To answer this question, we need to understand the properties of the function d = a sin(bt) and how it relates to the given scenario of a cursor bouncing back and forth horizontally across a screen.

Let's first have a look at the function d = a sin(bt). This is a sine function, where a determines the amplitude (or maximum displacement) of the oscillation, and b determines the frequency or rate of oscillation. The function is periodic, meaning it repeats itself after a certain interval. In this case, t represents time in seconds.

Now, let's consider the scenario of a cursor bouncing back and forth horizontally across a screen. When the cursor moves towards the right (positive direction) from the center, it covers a certain distance and then changes its direction to the left (negative direction). This process repeats over time, forming a back-and-forth motion.

If we graph the function d = a sin(bt) using time (t) on the x-axis and distance (d) on the y-axis, we will observe a smooth wave-like pattern. The sine function allows for continuous changes in distance as time progresses. However, in the given scenario, the cursor's motion is not continuous. It moves at a constant rate from one end of the screen to the other and then abruptly changes direction and repeats the process.

Graphically, this scenario would be represented by a series of line segments connecting the cursor's positions as it moves horizontally across the screen.
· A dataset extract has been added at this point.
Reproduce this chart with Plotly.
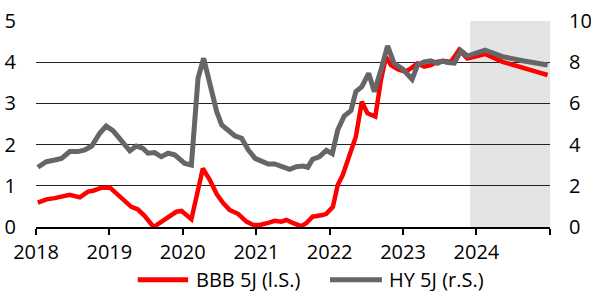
import plotly.graph_objects as go

# BBB 5J (left axis)
bbb_dates = ["2018-01-10","2018-02-22","2018-04-04","2018-05-08","2018-06-18","2018-08-07","2018-09-17","2018-10-12","2018-11-21",
             "2019-01-03","2019-02-13","2019-03-18","2019-04-20","2019-05-22","2019-06-25","2019-08-09","2019-09-16","2019-10-20","2019-11-30","2019-12-26",
             "2020-01-11","2020-02-13","2020-03-17","2020-04-10","2020-05-15","2020-06-18","2020-07-20","2020-08-22","2020-10-02","2020-11-13","2020-12-17",
             "2021-01-19","2021-03-01","2021-04-02","2021-05-05","2021-05-30","2021-07-01","2021-08-12","2021-09-06","2021-10-08","2021-11-27","2021-12-15",
             "2022-01-17","2022-02-10","2022-03-07","2022-04-08","2022-05-11","2022-06-10","2022-07-08","2022-08-16","2022-09-13","2022-10-08","2022-11-02","2022-12-05",
             "2023-01-12","2023-02-09","2023-03-14","2023-04-16","2023-05-19","2023-06-21","2023-07-24","2023-08-27","2023-10-07","2023-11-17",
             "2024-02-13","2024-05-10","2024-08-18","2024-10-23","2024-12-20"]
bbb_values = [0.59,0.67,0.70,0.74,0.78,0.72,0.86,0.88,0.95,
              0.96,0.78,0.66,0.49,0.43,0.27,0.00,0.13,0.23,0.37,0.39,
              0.33,0.19,0.90,1.42,1.14,0.80,0.58,0.41,0.32,0.13,0.05,
              0.05,0.10,0.15,0.13,0.17,0.10,0.02,0.09,0.25,0.29,0.32,
              0.49,1.02,1.26,1.71,2.19,3.04,2.76,2.68,3.57,4.13,3.93,3.83,
              3.77,3.85,3.97,3.89,3.93,4.01,4.03,4.01,4.30,4.09,
              4.20,4.01,3.88,3.77,3.69]

# HY 5J (right axis)
hy_dates = ["2018-01-10","2018-02-22","2018-04-04","2018-05-08","2018-06-18","2018-07-29","2018-09-01","2018-10-05","2018-11-14","2018-12-16",
            "2019-01-19","2019-03-03","2019-04-13","2019-05-15","2019-06-17","2019-07-12","2019-08-14","2019-09-16","2019-10-20","2019-11-22","2019-12-26",
            "2020-01-11","2020-02-13","2020-03-17","2020-04-14","2020-05-15","2020-06-18","2020-07-13","2020-08-15","2020-09-17","2020-10-20","2020-11-22","2020-12-26",
            "2021-01-27","2021-03-01","2021-04-02","2021-05-05","2021-06-16","2021-07-19","2021-08-21","2021-09-14","2021-10-08","2021-11-10","2021-12-15",
            "2022-01-14","2022-02-10","2022-03-14","2022-04-17","2022-05-11","2022-06-10","2022-07-14","2022-08-11","2022-09-13","2022-10-16","2022-11-17","2022-12-31",
            "2023-02-15","2023-03-14","2023-04-16","2023-05-19","2023-06-21","2023-07-16","2023-08-10","2023-09-13","2023-10-16","2023-11-17",
            "2024-02-13","2024-05-10","2024-08-18","2024-10-23","2024-12-20"]
hy_values = [2.90,3.17,3.25,3.33,3.66,3.66,3.74,3.93,4.55,4.90,
             4.68,4.19,3.70,3.93,3.82,3.58,3.61,3.41,3.58,3.50,3.25,
             3.09,3.01,7.22,8.19,6.98,5.60,4.95,4.71,4.42,4.31,3.74,3.33,
             3.17,3.06,3.06,2.93,2.80,2.93,2.96,2.90,3.29,3.41,3.72,
             3.56,4.71,5.39,5.65,6.57,6.81,7.46,6.57,7.62,8.79,7.95,7.66,
             7.17,7.86,8.02,8.07,7.95,8.06,7.98,7.95,8.56,8.30,
             8.59,8.27,8.07,7.95,7.86]

year_ticks = ["2018-01-01","2019-01-01","2020-01-01","2021-01-01","2022-01-01","2023-01-01","2024-01-01","2025-01-01"]
year_labels = ["2018","2019","2020","2021","2022","2023","2024",""]
forecast_start = "2023-12-01"
forecast_end = "2025-01-01"

FONT = "Open Sans"
RED = "#ff0000"
GREY = "#666666"

fig = go.Figure()
fig.add_trace(go.Scatter(x=bbb_dates, y=bbb_values, mode="lines", name="BBB 5J (l.S.)",
                         line=dict(color=RED, width=4.5), yaxis="y", showlegend=False))
fig.add_trace(go.Scatter(x=hy_dates, y=hy_values, mode="lines", name="HY 5J (r.S.)",
                         line=dict(color=GREY, width=5), yaxis="y2", showlegend=False))

fig.add_shape(type="rect", xref="x", yref="paper", x0=forecast_start, x1=forecast_end, y0=0, y1=1,
              fillcolor="#e4e4e4", line=dict(width=0), layer="below")

# legend drawn manually
LEG_Y = -0.256
fig.add_shape(type="line", xref="paper", yref="paper", x0=0.198, x1=0.296, y0=LEG_Y, y1=LEG_Y,
              line=dict(color=RED, width=5))
fig.add_annotation(xref="paper", yref="paper", x=0.307, y=LEG_Y, text="BBB 5J (l.S.)", showarrow=False,
                   xanchor="left", yanchor="middle", font=dict(family=FONT, size=20, color="#000"))
fig.add_shape(type="line", xref="paper", yref="paper", x0=0.572, x1=0.673, y0=LEG_Y, y1=LEG_Y,
              line=dict(color=GREY, width=5))
fig.add_annotation(xref="paper", yref="paper", x=0.683, y=LEG_Y, text="HY 5J (r.S.)", showarrow=False,
                   xanchor="left", yanchor="middle", font=dict(family=FONT, size=20, color="#000"))

fig.update_layout(
    width=591, height=291,
    margin=dict(l=36, r=41, t=21, b=64),
    paper_bgcolor="white", plot_bgcolor="white",
    font=dict(family=FONT, size=20, color="#000"),
    showlegend=False,
    xaxis=dict(type="date", range=["2018-01-01", "2025-01-01"], tickvals=year_ticks, ticktext=year_labels,
               showgrid=False, showline=True, linecolor="#000", linewidth=2, automargin=False,
               ticks="outside", ticklen=6, tickwidth=2, tickcolor="#000", zeroline=False,
               ticklabeloverflow="allow"),
    yaxis=dict(range=[0, 5], dtick=1, showgrid=True, gridcolor="#222", gridwidth=1, automargin=False,
               zeroline=False, showline=False, ticks="", ticklabelstandoff=19, ticklabeloverflow="allow"),
    yaxis2=dict(range=[0, 10], dtick=2, overlaying="y", side="right", showgrid=False, automargin=False,
                zeroline=False, showline=False, ticks="", ticklabelstandoff=18, ticklabeloverflow="allow"),
)

fig.write_html("out.html", config={"displayModeBar": False},
               post_script="document.body.style.margin='0';")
This is in contrast to the smooth, wavelike oscillation shown by the sine function.

Therefore, the equation d = a sin(bt) is not an appropriate representation for the horizontal distance of the cursor from the center of the screen in this scenario. The cursor's motion can be better described using a piecewise function that represents the constant back-and-forth motion across the screen.

In summary, the given scenario of a cursor bouncing back and forth horizontally across a screen does not follow the pattern of a sine function. Therefore, the equation d = a sin(bt) does not accurately describe the variation of the distance from the center of the screen.